First-year managers have always been a big deal in the MLB, and this year, some of the biggest and best ball clubs are trying to win a World Series with a rookie at the helm. A few teams have shown that the managerial change was necessary, and others still seem to be in the middle of a rebuild. Let’s take a look at how each first-year manager is doing with their new club.
Ron Gardenhire- Detroit Tigers
We can start with the only guy in the group who doesn’t have his first managerial job.
The Tigers weren’t expected to truly compete for anything this season, but Gardenhire has been able to keep the team somewhat relevant to this point. While future Hall of Famer Miguel Cabrera sits on the disabled list, the team’s potential All-Star candidate Nicholas Castellanos has led the way for the team, as they are only sitting at seven games under .500, a surprising mark for this Tigers team that doesn’t really have a ton of talent. The AL Central has been arguably baseball’s weakest division up until this point, so don’t count Gardenhire’s Tigers team out just yet.
Gabe Kapler- Philadelphia Phillies
Possibly the biggest surprise of the group, Kapler has started to restore a Phillies team that looked like a lost cause over the last few seasons. Kapler himself made some early season gaffes as manager, but those are growing pains that every rookie manager will have to go through. Since then, the Phillies have been on a tear and keeping up with baseball’s most surprising team, the Atlanta Braves.
Dave Martinez- Washington Nationals
After years of Dusty Baker at the helm and not a lot of playoff success to show for it, the Nationals made a change and put Dave Martinez in charge. In a surprisingly tough NL East division, the Nationals are currently sitting in fourth place, and are three games out of first. Their record is a little misleading to this point, as the Nationals had a stretch during the week of May 14thwhere they weren’t able to finish a game for six straight days! But no matter, Martinez has taken over a team with a lot of talent and managed it well to this point, but we’ll see what he and his coaching staff are really made of when it comes down to crunch time in August and September, but don’t let any of that fool you, these early season games matter, and might come back to bite this team.
Mickey Callaway- New York Mets
Sticking with the NL East AGAIN (last one here, I promise) Callaway led the Mets off to an incredibly impressive start early in the season, but they have come back down to Earth since that point. Callaway has had a lot of great moments early on in his managerial career, but he has also given baseball its worst moment of the season. During a game against the Cincinnati Reds, Callaway posted the wrong lineup card in the dugout, forcing the Mets to hit out of order. An embarrassing mistake from Callaway, but if he can find a way to overcome Jacob DeGrom’s injury, and keep the Mets in the playoff hunt, he’ll be a contender for Manager of the Year.

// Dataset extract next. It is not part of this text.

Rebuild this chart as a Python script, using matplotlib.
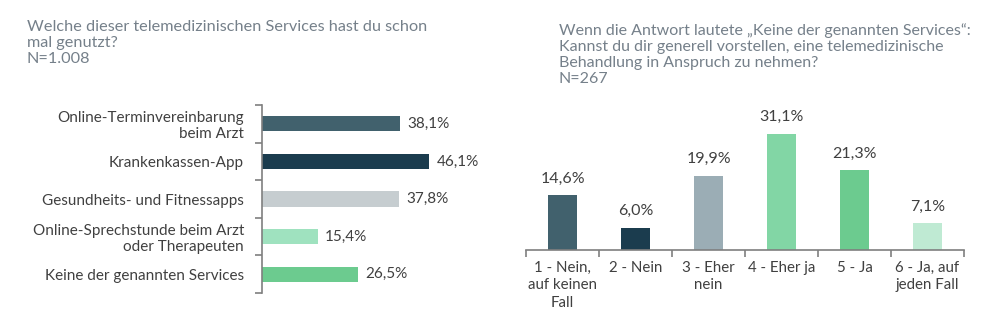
import matplotlib
matplotlib.use("Agg")
import matplotlib.pyplot as plt
from matplotlib import font_manager

# Data
left_categories = [
    "Online-Terminvereinbarung\nbeim Arzt",
    "Krankenkassen-App",
    "Gesundheits- und Fitnessapps",
    "Online-Sprechstunde beim Arzt\noder Therapeuten",
    "Keine der genannten Services",
]
left_values = [38.1, 46.1, 37.8, 15.4, 26.5]
left_colors = ["#41616d", "#1b3c4e", "#c6cdd0", "#9fe2bf", "#6ccb8f"]

right_categories = [
    "1 - Nein,\nauf keinen\nFall",
    "2 - Nein",
    "3 - Eher\nnein",
    "4 - Eher ja",
    "5 - Ja",
    "6 - Ja, auf\njeden Fall",
]
right_values = [14.6, 6.0, 19.9, 31.1, 21.3, 7.1]
right_colors = ["#41616d", "#1b3c4e", "#9badb5", "#82d6a5", "#6ccb8f", "#bfead3"]

left_title = "Welche dieser telemedizinischen Services hast du schon\nmal genutzt?\nN=1.008"
right_title = ("Wenn die Antwort lautete \u201eKeine der genannten Services\u201c:\n"
               "Kannst du dir generell vorstellen, eine telemedizinische\n"
               "Behandlung in Anspruch zu nehmen?\nN=267")


def fmt(v):
    return f"{v:.1f}%".replace(".", ",")


names = {f.name for f in font_manager.fontManager.ttflist}
family = "Lato" if "Lato" in names else "DejaVu Sans"
plt.rcParams["font.family"] = [family, "DejaVu Sans"]
plt.rcParams["font.weight"] = "normal"

TITLE_C = "#75808a"
TEXT_C = "#404040"
SPINE_C = "#7f7f7f"

W, H = 1000, 329
fig = plt.figure(figsize=(W / 100, H / 100), dpi=100)
fig.patch.set_facecolor("white")

# Left: horizontal bars
axl = fig.add_axes([262 / W, (H - 293) / H, 218 / W, 188 / H])
yl = list(range(len(left_values)))
axl.barh(yl, left_values, height=0.4, color=left_colors)
axl.set_ylim(len(left_values) - 0.5, -0.5)
axl.set_xlim(0, 60)
for s in ["top", "right", "bottom"]:
    axl.spines[s].set_visible(False)
axl.spines["left"].set_color(SPINE_C)
axl.spines["left"].set_linewidth(1.2)
axl.set_xticks([])
axl.set_yticks(yl)
axl.set_yticklabels(left_categories, fontsize=11, color=TEXT_C,
                    linespacing=1.2)
axl.tick_params(axis="y", which="major", length=0, pad=13)
axl.set_yticks([i - 0.5 for i in range(len(left_values) + 1)], minor=True)
axl.tick_params(axis="y", which="minor", length=5, width=1.2, color=SPINE_C,
                direction="out")
for i, v in enumerate(left_values):
    axl.annotate(fmt(v), (v, i), xytext=(5, 0), textcoords="offset points",
                 va="center", ha="left", fontsize=11, color=TEXT_C)

fig.text(27 / W, 1 - 20 / H, left_title, ha="left", va="top", fontsize=11.7,
         color=TITLE_C, linespacing=1.17)

# Right: vertical bars
axr = fig.add_axes([526 / W, (H - 250) / H, 438 / W, 140 / H])
xr = list(range(len(right_values)))
axr.bar(xr, right_values, width=0.4, color=right_colors)
axr.set_xlim(-0.5, len(right_values) - 0.5)
axr.set_ylim(0, 37.5)
for s in ["top", "right", "left"]:
    axr.spines[s].set_visible(False)
axr.spines["bottom"].set_color(SPINE_C)
axr.spines["bottom"].set_linewidth(1.2)
axr.set_yticks([])
axr.set_xticks(xr)
axr.set_xticklabels(right_categories, fontsize=10.8, color=TEXT_C,
                    linespacing=1.3)
axr.tick_params(axis="x", which="major", length=0, pad=8)
axr.set_xticks([i - 0.5 for i in range(len(right_values) + 1)], minor=True)
axr.tick_params(axis="x", which="minor", length=5, width=1.2, color=SPINE_C,
                direction="out")
for i, v in enumerate(right_values):
    axr.annotate(fmt(v), (i, v), xytext=(0, 7), textcoords="offset points",
                 va="bottom", ha="center", fontsize=11.5, color=TEXT_C)

fig.text(559 / W, 1 - 23 / H, right_title, ha="left", va="top", fontsize=11.5,
         color=TITLE_C, linespacing=1.2)

fig.savefig("out.png", dpi=100, facecolor="white")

Aaron Boone- New York Yankees
Boone, who was pretty much handed this job because of one home run, hasn’t disappointed Yankee fans up to this point. After a slow start to the season, the Yankees hit their stride, winning 17 out of 19 at one point. Boone has shown at times that he has what it takes to be a great manager, but he was also gifted a super team, with one of the best bullpens in the league, and a lineup built to hit a ton of home runs in every park, let alone baseball’s smallest park. Boone has done a good job up to this point, and if he can avoid any major mistakes and injuries, this Yankee team might be able to coast to the playoffs. The AL East might be hotly contested though, thanks to another rookie manager in the division.
Alex Cora- Boston Red Sox (32-15)
Cora has had arguably the best impact of any rookie manager on this list. There were major problems between former manager John Farrell and just about everyone you can think of, from the media, to the players on the team. Cora, who got the Sox off to a 17-2 start, have come back down to Earth after the best start in team history, going 15-13 since, but he’s had his team playing excellent baseball. Cora’s impact has gone far beyond on the field, he’s impacted the clubhouse by giving it a much looser atmosphere, and the Red Sox are just playing much more together. Cora has made themes for all road trips, and the players really seem to be enjoying it. Combining that with the talent on this Red Sox team, and the AL East will be a hotly contested division come September.